I prefer to take the opposite approach.  I want to take you on the journey with me.  I WANT you to see me stumble and learn about contemporary art as I go.  This approach goes against art world convention, but I can assure you that it’s tested and true. 
Call me crazy, but isn't that the whole, fun part about contemporary art?  Whenever I attend a big art fair or visit a gallery or museum or even meet a new artist, I feel like "Jason and the Argonauts."  It's a blast.  It's fun.  It's something brand new.  It's joyful.  It's a never-ending, all-consuming, properly-precarious, drop-dead joyride.

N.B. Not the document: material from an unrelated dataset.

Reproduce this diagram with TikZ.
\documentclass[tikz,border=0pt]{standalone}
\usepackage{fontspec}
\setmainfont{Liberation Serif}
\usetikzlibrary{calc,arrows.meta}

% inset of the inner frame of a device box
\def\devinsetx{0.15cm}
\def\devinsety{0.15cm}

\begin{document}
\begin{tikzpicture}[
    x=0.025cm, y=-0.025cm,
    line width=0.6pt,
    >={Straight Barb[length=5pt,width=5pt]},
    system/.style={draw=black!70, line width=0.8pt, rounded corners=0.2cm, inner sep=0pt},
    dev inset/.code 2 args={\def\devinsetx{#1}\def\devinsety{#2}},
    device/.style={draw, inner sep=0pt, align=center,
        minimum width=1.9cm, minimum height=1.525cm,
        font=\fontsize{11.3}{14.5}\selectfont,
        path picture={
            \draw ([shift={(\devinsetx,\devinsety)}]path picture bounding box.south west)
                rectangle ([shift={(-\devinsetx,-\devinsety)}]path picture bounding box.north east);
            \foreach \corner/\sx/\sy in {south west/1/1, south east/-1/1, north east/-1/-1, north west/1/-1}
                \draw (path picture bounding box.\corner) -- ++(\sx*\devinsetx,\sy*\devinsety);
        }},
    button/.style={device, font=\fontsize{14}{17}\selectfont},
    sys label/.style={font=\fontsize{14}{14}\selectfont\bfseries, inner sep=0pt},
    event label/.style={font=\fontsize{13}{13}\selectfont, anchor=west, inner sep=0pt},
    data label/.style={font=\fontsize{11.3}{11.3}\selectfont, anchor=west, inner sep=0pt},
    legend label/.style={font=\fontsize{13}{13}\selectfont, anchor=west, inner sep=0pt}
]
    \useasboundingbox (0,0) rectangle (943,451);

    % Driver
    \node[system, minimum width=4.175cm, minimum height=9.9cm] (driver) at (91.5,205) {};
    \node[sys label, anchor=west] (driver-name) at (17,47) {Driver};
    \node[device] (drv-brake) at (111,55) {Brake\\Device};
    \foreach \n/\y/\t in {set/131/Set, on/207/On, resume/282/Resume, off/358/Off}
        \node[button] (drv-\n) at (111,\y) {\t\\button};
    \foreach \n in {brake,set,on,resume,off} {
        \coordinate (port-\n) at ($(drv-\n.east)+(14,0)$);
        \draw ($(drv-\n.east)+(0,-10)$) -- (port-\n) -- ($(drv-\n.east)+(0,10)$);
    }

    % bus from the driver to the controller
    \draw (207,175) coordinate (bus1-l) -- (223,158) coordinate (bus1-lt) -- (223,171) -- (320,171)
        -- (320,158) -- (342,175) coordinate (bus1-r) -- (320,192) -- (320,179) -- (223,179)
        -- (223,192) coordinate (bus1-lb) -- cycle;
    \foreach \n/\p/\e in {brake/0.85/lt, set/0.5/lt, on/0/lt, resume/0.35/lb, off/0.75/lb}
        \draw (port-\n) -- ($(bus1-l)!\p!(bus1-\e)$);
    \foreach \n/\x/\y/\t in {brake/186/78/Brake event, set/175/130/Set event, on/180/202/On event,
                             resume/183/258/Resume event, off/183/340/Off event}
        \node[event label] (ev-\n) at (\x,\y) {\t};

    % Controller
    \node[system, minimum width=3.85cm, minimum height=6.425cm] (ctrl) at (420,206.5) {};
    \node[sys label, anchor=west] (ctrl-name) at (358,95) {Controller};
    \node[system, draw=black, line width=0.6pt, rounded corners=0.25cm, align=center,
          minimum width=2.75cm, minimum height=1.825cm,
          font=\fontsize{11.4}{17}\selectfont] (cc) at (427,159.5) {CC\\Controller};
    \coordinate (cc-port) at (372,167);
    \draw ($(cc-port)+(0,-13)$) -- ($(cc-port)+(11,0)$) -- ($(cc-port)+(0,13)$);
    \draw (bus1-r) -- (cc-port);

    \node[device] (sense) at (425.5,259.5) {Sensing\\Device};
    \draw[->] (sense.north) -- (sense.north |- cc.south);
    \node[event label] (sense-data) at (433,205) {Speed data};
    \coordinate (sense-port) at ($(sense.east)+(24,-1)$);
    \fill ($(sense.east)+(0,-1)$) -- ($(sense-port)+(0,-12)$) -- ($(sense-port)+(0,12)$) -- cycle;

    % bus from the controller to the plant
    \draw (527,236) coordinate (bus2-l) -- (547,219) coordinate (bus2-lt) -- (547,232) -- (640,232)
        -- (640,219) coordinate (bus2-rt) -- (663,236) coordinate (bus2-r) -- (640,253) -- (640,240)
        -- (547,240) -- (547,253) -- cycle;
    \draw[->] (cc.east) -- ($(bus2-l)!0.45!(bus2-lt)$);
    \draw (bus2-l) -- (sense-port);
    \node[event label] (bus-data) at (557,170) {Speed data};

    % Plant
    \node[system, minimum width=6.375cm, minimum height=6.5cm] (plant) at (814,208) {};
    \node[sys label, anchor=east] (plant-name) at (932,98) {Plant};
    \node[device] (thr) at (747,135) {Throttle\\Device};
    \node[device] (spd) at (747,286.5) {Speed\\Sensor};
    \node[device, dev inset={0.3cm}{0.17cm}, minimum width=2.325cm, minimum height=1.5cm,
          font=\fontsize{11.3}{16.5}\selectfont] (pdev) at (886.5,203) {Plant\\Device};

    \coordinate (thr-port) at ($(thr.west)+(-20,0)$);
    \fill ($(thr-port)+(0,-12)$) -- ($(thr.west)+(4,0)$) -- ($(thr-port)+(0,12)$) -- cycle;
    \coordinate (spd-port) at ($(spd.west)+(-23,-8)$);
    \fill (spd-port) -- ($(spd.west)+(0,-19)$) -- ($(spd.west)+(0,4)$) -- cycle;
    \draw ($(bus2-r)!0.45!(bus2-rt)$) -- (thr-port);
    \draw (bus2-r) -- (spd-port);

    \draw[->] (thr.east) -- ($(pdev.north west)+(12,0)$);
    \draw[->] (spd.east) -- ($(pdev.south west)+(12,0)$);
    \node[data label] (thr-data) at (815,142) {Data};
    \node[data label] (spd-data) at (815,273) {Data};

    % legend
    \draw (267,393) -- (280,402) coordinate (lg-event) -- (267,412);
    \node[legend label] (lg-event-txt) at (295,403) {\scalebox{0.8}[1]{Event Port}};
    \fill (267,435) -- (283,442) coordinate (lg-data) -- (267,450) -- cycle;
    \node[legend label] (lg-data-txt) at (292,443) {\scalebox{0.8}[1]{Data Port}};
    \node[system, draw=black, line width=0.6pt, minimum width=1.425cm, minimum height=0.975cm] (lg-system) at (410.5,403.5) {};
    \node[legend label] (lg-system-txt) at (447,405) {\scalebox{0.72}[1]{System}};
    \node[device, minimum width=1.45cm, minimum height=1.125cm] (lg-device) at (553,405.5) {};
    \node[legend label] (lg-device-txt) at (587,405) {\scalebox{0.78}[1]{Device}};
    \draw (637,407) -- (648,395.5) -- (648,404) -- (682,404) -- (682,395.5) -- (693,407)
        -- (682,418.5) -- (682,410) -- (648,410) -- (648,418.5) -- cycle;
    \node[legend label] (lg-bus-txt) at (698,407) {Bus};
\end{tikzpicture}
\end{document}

I don't WANT you think that I KNOW everything.  I do NOT want you to feel that I've got it all figured out.  That's SO Oprah.  No offense Oprah.  I love you.  But do you know what I mean? 

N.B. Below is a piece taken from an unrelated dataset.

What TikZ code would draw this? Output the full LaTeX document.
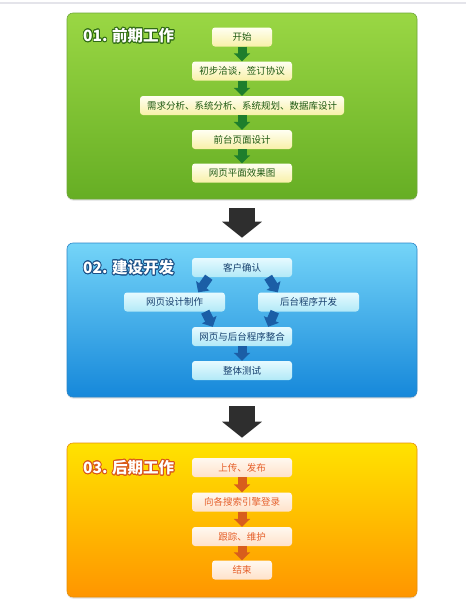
\documentclass[tikz,border=0pt]{standalone}
\usepackage{fontspec}
\setmainfont{Noto Sans CJK SC}
\usepackage{contour}
\contourlength{0.85pt}
\usetikzlibrary{arrows.meta,shadows,calc}
\definecolor{gTop}{HTML}{9AD744}
\definecolor{gBot}{HTML}{66AE24}
\definecolor{gBorder}{HTML}{6FA83A}
\definecolor{gText}{HTML}{1F5A12}
\definecolor{gArrow}{HTML}{1E7E2C}
\definecolor{gLine}{HTML}{2F6A14}
\definecolor{bTop}{HTML}{74D4F8}
\definecolor{bBot}{HTML}{1688DA}
\definecolor{bBorder}{HTML}{2C86C8}
\definecolor{bText}{HTML}{17406E}
\definecolor{bArrow}{HTML}{1B5EA6}
\definecolor{bLine}{HTML}{1B4F86}
\definecolor{oTop}{HTML}{FFE300}
\definecolor{oBot}{HTML}{FF9500}
\definecolor{oBorder}{HTML}{E8900A}
\definecolor{oText}{HTML}{E55F2A}
\definecolor{oArrow}{HTML}{D85E1C}
\definecolor{oLine}{HTML}{D9561A}
\definecolor{topLine}{HTML}{E4E4EA}
\definecolor{bigArrow}{HTML}{2E2E2E}
\definecolor{gBoxTop}{HTML}{FFFFF2}
\definecolor{gBoxBot}{HTML}{F8F0A8}
\definecolor{bBoxTop}{HTML}{E6FAFF}
\definecolor{bBoxBot}{HTML}{B2E9F7}
\definecolor{oBoxTop}{HTML}{FFF8F0}
\definecolor{oBoxBot}{HTML}{FFE2CA}
\tikzset{
  panel/.style={rounded corners=6pt, minimum width=350pt, inner sep=0pt, line width=0.6pt,
    drop shadow={opacity=0.25, shadow xshift=0pt, shadow yshift=-1.5pt}},
  box/.style={rounded corners=3pt, minimum height=19pt, inner sep=0pt,
    font=\fontsize{9.5}{10}\selectfont},
  gbox/.style={box, top color=gBoxTop, bottom color=gBoxBot, text=gText},
  bbox/.style={box, top color=bBoxTop, bottom color=bBoxBot, text=bText},
  obox/.style={box, top color=oBoxTop, bottom color=oBoxBot, text=oText},
  title/.style={anchor=west, inner sep=0pt, text=white, font=\fontsize{15.5}{16}\selectfont\bfseries},
  garrow/.style={draw=gArrow, line width=9pt, -{Triangle[width=16pt,length=8pt]}},
  barrow/.style={draw=bArrow, line width=9pt, -{Triangle[width=16pt,length=8pt]}},
  oarrow/.style={draw=oArrow, line width=9pt, -{Triangle[width=16pt,length=8pt]}},
  bigarrow/.style={draw=bigArrow, line width=26pt, -{Triangle[width=39pt,length=16pt]},
    shorten <=9pt, shorten >=5pt},
}
\begin{document}
\begin{tikzpicture}[x=1pt,y=-1pt]
\useasboundingbox (0,0) rectangle (466,611);
\fill[white] (0,0) rectangle (466,611);
\draw[topLine, line width=2pt] (0,3) -- (466,3);

% panels
\node[panel, draw=gBorder, top color=gTop, bottom color=gBot, minimum height=186pt] (p1) at (242,106) {};
\node[panel, draw=bBorder, top color=bTop, bottom color=bBot, minimum height=154pt] (p2) at (242,320) {};
\node[panel, draw=oBorder, top color=oTop, bottom color=oBot, minimum height=154pt] (p3) at (242,520) {};

% titles
\node[title] (t1) at (83,36) {\contour{gLine}{01. 前期工作}};
\node[title] (t2) at (83,268) {\contour{bLine}{02. 建设开发}};
\node[title] (t3) at (83,468) {\contour{oLine}{03. 后期工作}};

% panel 1 nodes
\node[gbox, minimum width=60pt] (a1) at (242,37) {开始};
\node[gbox, minimum width=100pt] (a2) at (242,71) {初步洽谈，签订协议};
\node[gbox, minimum width=204pt] (a3) at (242,105.5) {需求分析、系统分析、系统规划、数据库设计};
\node[gbox, minimum width=100pt] (a4) at (242,139.5) {前台页面设计};
\node[gbox, minimum width=100pt] (a5) at (242,173) {网页平面效果图};
\draw[garrow] (a1) -- (a2);
\draw[garrow] (a2) -- (a3);
\draw[garrow] (a3) -- (a4);
\draw[garrow] (a4) -- (a5);

% panel 2 nodes
\node[bbox, minimum width=100pt] (b1) at (242,267.5) {客户确认};
\node[bbox, minimum width=101pt] (b2) at (174.5,302) {网页设计制作};
\node[bbox, minimum width=101pt] (b3) at (308.5,302) {后台程序开发};
\node[bbox, minimum width=100pt] (b4) at (242,336.5) {网页与后台程序整合};
\node[bbox, minimum width=100pt] (b5) at (242,370.5) {整体测试};
\draw[barrow] ($(b1.south west)+(17,0)$) -- ($(b2.north east)+(-27,0)$);
\draw[barrow] ($(b1.south east)+(-24,0)$) -- ($(b3.north west)+(20,0)$);
\draw[barrow] ($(b2.south east)+(-20,0)$) -- ($(b4.north west)+(21,0)$);
\draw[barrow] ($(b3.south west)+(17,0)$) -- ($(b4.north east)+(-24,0)$);
\draw[barrow] (b4) -- (b5);

% panel 3 nodes
\node[obox, minimum width=100pt] (c1) at (242,467.5) {上传、发布};
\node[obox, minimum width=100pt] (c2) at (242,502) {向各搜索引擎登录};
\node[obox, minimum width=100pt] (c3) at (242,536.5) {跟踪、维护};
\node[obox, minimum width=60pt] (c4) at (242,570) {结束};
\draw[oarrow] (c1) -- (c2);
\draw[oarrow] (c2) -- (c3);
\draw[oarrow] (c3) -- (c4);

% big arrows
\draw[bigarrow] (p1) -- (p2);
\draw[bigarrow] (p2) -- (p3);
\end{tikzpicture}
\end{document}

Let's actually do this art thing together.  Isn't THAT the whole POINT of art anyway?  Communication, expression and the sharing of human questions and vulnerabilities?  Aren't we always trying to figure it all out?  Art is the eternal canvas of our exploration.
I'm no better or smarter than you.  I'm here to share and talk WITH you about art, not AT you ... or at least I hope I'm not talking AT you. So many art writers are either talking AT you or they're completely ignoring you.  Their writing style - if you can call it that - is all about creating this closed language reserved to impress their colleagues or whomever.  They're talking with one another and they're leaving you out of the picture.
In my book, this is an utterly cowardly practice.  Because it's the "ART WORLD," people are being who they think they're supposed to be as opposed to being who they really are.  Trust me, when you're being your authentic self, you are enough.  Isn't it better to be enough than too much?  Oh well, I guess it's what you have to do for that doctoral thesis.  I guess.
Contemporary art needs us to step up for it in a real way.  It needs authentic warriors who are on the journey WITH it.  Contemporary art needs advocates ... not fluffers.  Leave the fluffing (literally) to Robert Mapplethorpe.  I know.  Gross.  Sorry.
I don't know.  I just think that maybe I'm at the point where I'm tired of seeing folly all around me and no one seems to be calling it out.  The last thing I want to do is read something fake, phony and full of pretense. 
You should be your best self around art, but that doesn't mean you have to behave as if you're, "to the manner born."  Silly.  Let's do art and the art world a favor by talking and writing about it in a real, accessible way.  Reality and realness are SO worth it and - here's a secret - you don't have to work as hard.  Keeping up appearances can be so draining ... even in print.
In short, true art warriors keep it real.  Can you tell I'm not much of a fiction guy?